I was about 14 years old when A League of Their Own came out; I was just starting to form my sense of feminism and this movie played a major role in that. (I was also a huge Madonna stan which is probably why I went to see it in the first place.) The idea that women can do what men can do and should be able to have access to the same things men have access to was a point my teen self needed to see and experience. “There’s no crying in baseball!” is something my girlfriends and I have said over the years as a joke because men cry all the time about baseball!
Penny Marshall had a way of making narratives about women but doing it so artfully that you didn’t even realize the incredible statements she was making. Looking back on her legacy and thinking about how much we’re still struggling for representation of women, especially behind the camera, her legacy as a groundbreaker becomes that much more apparent.
A League of Their Own is one of those rare movies that makes you not just start to believe in your own dreams, but in the dreams, you’ve never had before — almost to the point of delusion. After seeing it for the first time when I was 11, I realized I wanted to grow up and do something that challenged me. And while I eventually realized it didn’t have to be baseball (mainly because I couldn’t play to save my soul), Dottie’s story taught me that to pursue something difficult could be worth it. Or, in the immortal words of Jimmy Dugan, “It’s the hard that makes it great.”
Especially since you didn’t have to do it alone. Penny Marshall was so wonderful at telling stories of people navigating something so overwhelming but finding their way (and themselves) because of the friendships formed. Which is also part of Penny’s own story and something I love so much about her success: She brought her friends with her, she cast women she liked and wanted to work with, and she made it fun. She found an industry that is very hard to work in, and she kept going and made her work great.
As a girl who played sports, any sports film that had women in it was of interest to me — and I remember that the women really played and that it wasn’t faked. It was a really important movie because it was commercial, had stars in it, and showed that women could play sports and have been playing sports and were good, even when they had little to no support. It really excited the Title IX generation; we were the girls who were pushing into the sports leagues and realizing that we could play like girls and didn’t have to play like boys. I haven’t seen the film in a while, but I remember that it was either Geena Davis or Rosie O’Donnell who caught a pitch in her bare hand and didn’t flinch. I loved that. I loved how it showed competence and toughness.

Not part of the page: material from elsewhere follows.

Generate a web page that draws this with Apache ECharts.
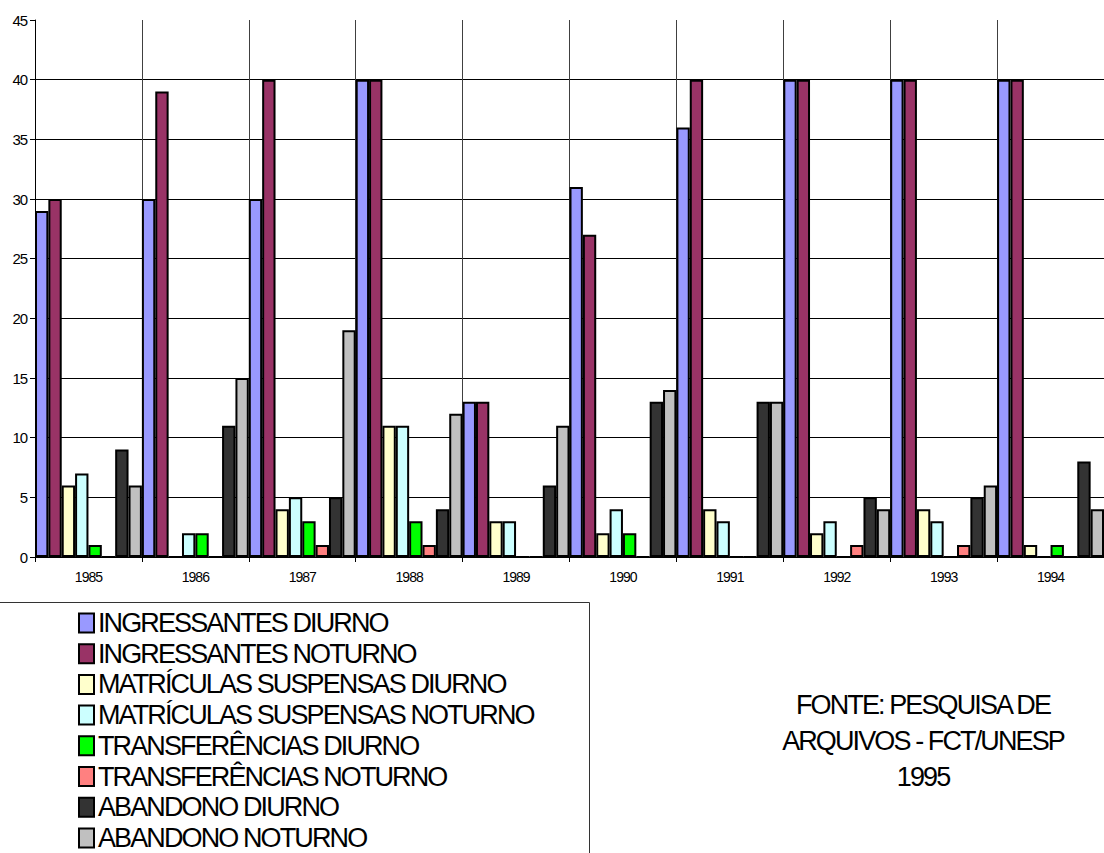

Penny Marshall’s career as a director is one of happenstance. She didn’t seek it out, it found her. When James Brooks asked her to direct Big, she had no idea that every other director has turned it down. But in some ways that was good, because she had no pressure. She understood that she opened doors to women, but also understood that it was not intentional. She will always be the first woman director who grossed $100 million, and she paved the way for other women to direct studio films.